── Source material ──
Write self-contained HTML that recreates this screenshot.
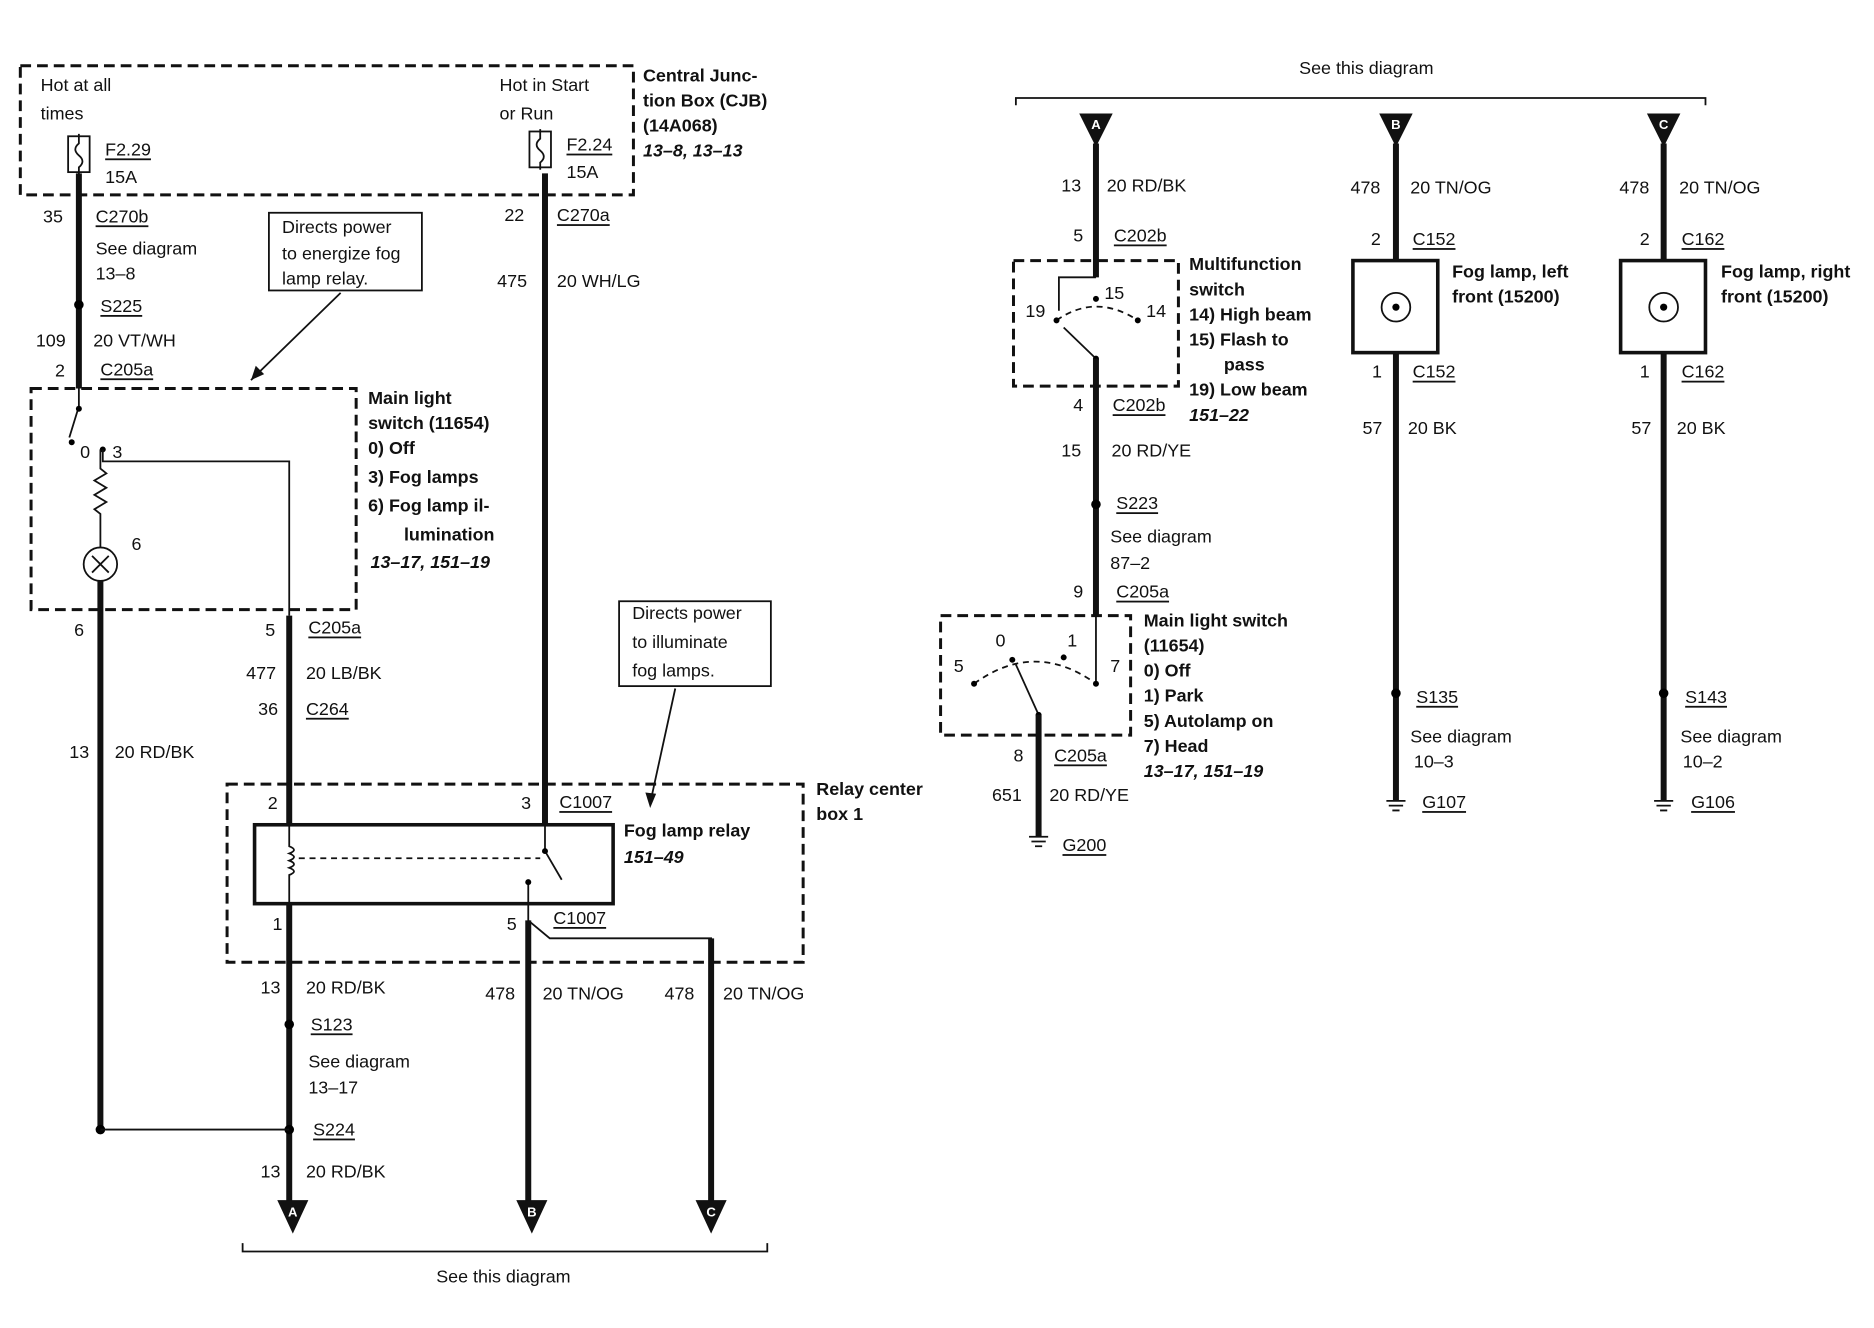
<!DOCTYPE html>
<html><head><meta charset="utf-8"><style>
html,body{margin:0;padding:0;background:#fff}
svg{display:block}
text{font-family:"Liberation Sans",Arial,sans-serif;font-size:15px;fill:#111;dominant-baseline:central}
.b{font-weight:bold}
.i{font-style:italic;font-weight:bold}
.u{text-decoration:underline}
.w{stroke:#111;stroke-width:5;fill:none}
.t{stroke:#111;stroke-width:1.5;fill:none}
.d{stroke:#111;stroke-width:2.5;fill:none;stroke-dasharray:9 5}
.ds{stroke:#111;stroke-width:1.5;fill:none;stroke-dasharray:5 4}
.al{fill:#fff;font-size:11px;font-weight:bold;text-anchor:middle}
</style></head><body>
<svg width="1874" height="1328" viewBox="0 0 1568 1111" preserveAspectRatio="none" xmlns="http://www.w3.org/2000/svg">
<rect width="1568" height="1111" fill="#fff"/>
<!-- CJB -->
<rect x="17" y="55" width="513" height="108" class="d"/>
<text x="34" y="71">Hot at all</text><text x="34" y="95">times</text>
<text x="418" y="71">Hot in Start</text><text x="418" y="95">or Run</text>
<rect x="57" y="114" width="18" height="30" class="t"/><path d="M66 112 v8 q-6 5 0 10 q6 5 0 10 v6" class="t"/>
<rect x="443" y="110" width="18" height="30" class="t"/><path d="M452 108 v8 q-6 5 0 10 q6 5 0 10 v6" class="t"/>
<text x="88" y="125" class="u">F2.29</text><text x="88" y="148">15A</text>
<text x="474" y="121" class="u">F2.24</text><text x="474" y="144">15A</text>
<text x="538" y="63" class="b">Central Junc-</text><text x="538" y="84" class="b">tion Box (CJB)</text>
<text x="538" y="105" class="b">(14A068)</text><text x="538" y="126" class="i">13–8, 13–13</text>
<!-- left wire 1 -->
<path d="M66 145 V325" class="w"/>
<circle cx="66" cy="255" r="4"/>
<text x="36" y="181">35</text><text x="80" y="181" class="u">C270b</text>
<text x="80" y="208">See diagram</text><text x="80" y="229">13–8</text>
<text x="84" y="256" class="u">S225</text>
<text x="30" y="285">109</text><text x="78" y="285">20 VT/WH</text>
<text x="46" y="310">2</text><text x="84" y="309" class="u">C205a</text>
<rect x="225" y="178" width="128" height="65" class="t"/>
<text x="236" y="190">Directs power</text><text x="236" y="212">to energize fog</text><text x="236" y="233">lamp relay.</text>
<path d="M285 245 L210 318" class="t"/><path d="M210 318 l4 -12 l7 7z" fill="#111"/>
<!-- main light switch -->
<rect x="26" y="325" width="272" height="185" class="d"/>
<path d="M66 325 V340 L58 366" class="t"/><circle cx="66" cy="342" r="2.5"/>
<circle cx="60" cy="370" r="2.5"/><circle cx="86" cy="376" r="2.5"/>
<text x="67" y="378">0</text><text x="94" y="378">3</text>
<path d="M86 376 V386 H242 V515" class="t"/>
<path d="M84 376 V392 l5 4 l-10 6 l10 6 l-10 6 l10 6 l-10 6 l5 4 V458" class="t"/>
<circle cx="84" cy="472" r="14" class="t"/><path d="M77 465 l14 14 M91 465 l-14 14" class="t"/>
<text x="110" y="455">6</text>
<text x="308" y="333" class="b">Main light</text><text x="308" y="354" class="b">switch (11654)</text>
<text x="308" y="375" class="b">0)    Off</text><text x="308" y="399" class="b">3)    Fog lamps</text>
<text x="308" y="423" class="b">6)    Fog lamp il-</text><text x="338" y="447" class="b">lumination</text>
<text x="310" y="470" class="i">13–17, 151–19</text>
<path d="M84 486 V945" class="w"/>
<text x="62" y="527">6</text>
<text x="58" y="629">13</text><text x="96" y="629">20 RD/BK</text>
<path d="M242 515 V690" class="w"/>
<text x="222" y="527">5</text><text x="258" y="525" class="u">C205a</text>
<text x="206" y="563">477</text><text x="256" y="563">20 LB/BK</text>
<text x="216" y="593">36</text><text x="256" y="593" class="u">C264</text>
<!-- right wire 475 -->
<path d="M456 145 V690" class="w"/>
<text x="422" y="180">22</text><text x="466" y="180" class="u">C270a</text>
<text x="416" y="235">475</text><text x="466" y="235">20 WH/LG</text>
<rect x="518" y="503" width="127" height="71" class="t"/>
<text x="529" y="513">Directs power</text><text x="529" y="537">to illuminate</text><text x="529" y="561">fog lamps.</text>
<path d="M565 576 L544 672" class="t"/><path d="M544 676 l-4 -13 l9 1z" fill="#111"/>
<!-- relay center -->
<rect x="190" y="656" width="482" height="149" class="d"/>
<text x="683" y="660" class="b">Relay center</text><text x="683" y="681" class="b">box 1</text>
<rect x="213" y="690" width="300" height="66" stroke="#111" stroke-width="3" fill="none"/>
<text x="224" y="672">2</text><text x="436" y="672">3</text><text x="468" y="671" class="u">C1007</text>
<text x="522" y="695" class="b">Fog lamp relay</text><text x="522" y="717" class="i">151–49</text>
<path d="M242 690 V708 q8 3 0 6 q8 3 0 6 q8 3 0 6 q8 3 0 6 V756" class="t"/>
<path d="M250 718 H452" class="ds"/>
<path d="M456 690 V712 L470 736" class="t"/><circle cx="456" cy="712" r="2.5"/>
<path d="M442 738 V770 L460 785 H595 V1020" class="t"/><circle cx="442" cy="738" r="2.5"/>
<path d="M595 785 V1010" class="w"/>
<text x="228" y="773">1</text><text x="424" y="773">5</text><text x="463" y="768" class="u">C1007</text>
<path d="M242 756 V1010" class="w"/><path d="M442 770 V1010" class="w"/>
<circle cx="242" cy="857" r="4"/><circle cx="242" cy="945" r="4"/><circle cx="84" cy="945" r="4"/>
<path d="M84 945 H242" class="t"/>
<text x="218" y="826">13</text><text x="256" y="826">20 RD/BK</text>
<text x="406" y="831">478</text><text x="454" y="831">20 TN/OG</text>
<text x="556" y="831">478</text><text x="605" y="831">20 TN/OG</text>
<text x="260" y="857" class="u">S123</text>
<text x="258" y="888">See diagram</text><text x="258" y="910">13–17</text>
<text x="262" y="945" class="u">S224</text>
<text x="218" y="980">13</text><text x="256" y="980">20 RD/BK</text>
<path d="M232 1004 h26 l-13 28z M432 1004 h26 l-13 28z M582 1004 h26 l-13 28z" fill="#111"/>
<text x="245" y="1014" class="al">A</text><text x="445" y="1014" class="al">B</text><text x="595" y="1014" class="al">C</text>
<path d="M203 1040 V1047 H642 V1040" class="t" stroke-width="2"/>
<text x="365" y="1068">See this diagram</text>
<!-- RIGHT SIDE -->
<text x="1087" y="57">See this diagram</text>
<path d="M850 88 V82 H1427 V88" class="t" stroke-width="2"/>
<path d="M903 95 h28 l-14 28z M1154 95 h28 l-14 28z M1378 95 h28 l-14 28z" fill="#111"/>
<text x="917" y="104" class="al">A</text><text x="1168" y="104" class="al">B</text><text x="1392" y="104" class="al">C</text>
<path d="M917 120 V232" class="w"/>
<text x="888" y="155">13</text><text x="926" y="155">20 RD/BK</text>
<text x="898" y="197">5</text><text x="932" y="197" class="u">C202b</text>
<rect x="848" y="218" width="138" height="105" class="d"/>
<path d="M917 232 H886 V260" class="t"/>
<path d="M884 268 Q917 245 952 268" class="ds"/>
<circle cx="884" cy="268" r="2.5"/><circle cx="917" cy="250" r="2.5"/><circle cx="952" cy="268" r="2.5"/>
<path d="M917 300 L890 274" class="t"/><circle cx="917" cy="300" r="2.5"/>
<text x="858" y="260">19</text><text x="924" y="245">15</text><text x="959" y="260">14</text>
<path d="M917 300 V515" class="w"/>
<text x="995" y="221" class="b">Multifunction</text><text x="995" y="242" class="b">switch</text>
<text x="995" y="263" class="b">14) High beam</text><text x="995" y="284" class="b">15) Flash to</text>
<text x="1024" y="305" class="b">pass</text><text x="995" y="326" class="b">19) Low beam</text>
<text x="995" y="347" class="i">151–22</text>
<text x="898" y="339">4</text><text x="931" y="339" class="u">C202b</text>
<text x="888" y="377">15</text><text x="930" y="377">20 RD/YE</text>
<circle cx="917" cy="422" r="4"/>
<text x="934" y="421" class="u">S223</text>
<text x="929" y="449">See diagram</text><text x="929" y="471">87–2</text>
<text x="898" y="495">9</text><text x="934" y="495" class="u">C205a</text>
<rect x="787" y="515" width="159" height="100" class="d"/>
<path d="M917 515 V570" class="t" stroke-width="2"/>
<path d="M815 572 Q866 535 917 572" class="ds"/>
<circle cx="815" cy="572" r="2.5"/><circle cx="847" cy="552" r="2.5"/><circle cx="890" cy="550" r="2.5"/><circle cx="917" cy="572" r="2.5"/>
<path d="M869 598 L850 556" class="t"/><circle cx="869" cy="598" r="2.5"/>
<text x="798" y="557">5</text><text x="833" y="536">0</text><text x="893" y="536">1</text><text x="929" y="557">7</text>
<path d="M869 598 V700" class="w"/>
<text x="957" y="519" class="b">Main light switch</text><text x="957" y="540" class="b">(11654)</text>
<text x="957" y="561" class="b">0)   Off</text><text x="957" y="582" class="b">1)   Park</text>
<text x="957" y="603" class="b">5)   Autolamp on</text><text x="957" y="624" class="b">7)   Head</text>
<text x="957" y="645" class="i">13–17, 151–19</text>
<text x="848" y="632">8</text><text x="882" y="632" class="u">C205a</text>
<text x="830" y="665">651</text><text x="878" y="665">20 RD/YE</text>
<path d="M861 700 h16 M863 704 h12 M866 708 h6" class="t"/>
<text x="889" y="707" class="u">G200</text>
<!-- B column -->
<path d="M1168 120 V218 M1168 295 V670" class="w"/>
<rect x="1132" y="218" width="71" height="77" stroke="#111" stroke-width="3" fill="none"/>
<circle cx="1168" cy="257" r="12" class="t"/><circle cx="1168" cy="257" r="3"/>
<text x="1130" y="157">478</text><text x="1180" y="157">20 TN/OG</text>
<text x="1147" y="200">2</text><text x="1182" y="200" class="u">C152</text>
<text x="1215" y="227" class="b">Fog lamp, left</text><text x="1215" y="248" class="b">front (15200)</text>
<text x="1148" y="311">1</text><text x="1182" y="311" class="u">C152</text>
<text x="1140" y="358">57</text><text x="1178" y="358">20 BK</text>
<circle cx="1168" cy="580" r="4"/><text x="1185" y="583" class="u">S135</text>
<text x="1180" y="616">See diagram</text><text x="1183" y="637">10–3</text>
<path d="M1160 670 h16 M1162 674 h12 M1165 678 h6" class="t"/>
<text x="1190" y="671" class="u">G107</text>
<!-- C column -->
<path d="M1392 120 V218 M1392 295 V670" class="w"/>
<rect x="1356" y="218" width="71" height="77" stroke="#111" stroke-width="3" fill="none"/>
<circle cx="1392" cy="257" r="12" class="t"/><circle cx="1392" cy="257" r="3"/>
<text x="1355" y="157">478</text><text x="1405" y="157">20 TN/OG</text>
<text x="1372" y="200">2</text><text x="1407" y="200" class="u">C162</text>
<text x="1440" y="227" class="b">Fog lamp, right</text><text x="1440" y="248" class="b">front (15200)</text>
<text x="1372" y="311">1</text><text x="1407" y="311" class="u">C162</text>
<text x="1365" y="358">57</text><text x="1403" y="358">20 BK</text>
<circle cx="1392" cy="580" r="4"/><text x="1410" y="583" class="u">S143</text>
<text x="1406" y="616">See diagram</text><text x="1408" y="637">10–2</text>
<path d="M1384 670 h16 M1386 674 h12 M1389 678 h6" class="t"/>
<text x="1415" y="671" class="u">G106</text>
</svg>
</body></html>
───
Report all lines of the data that include the word "this".

Write self-contained HTML that recreates this screenshot.
<text x="365" y="1068">See this diagram</text>
<text x="1087" y="57">See this diagram</text>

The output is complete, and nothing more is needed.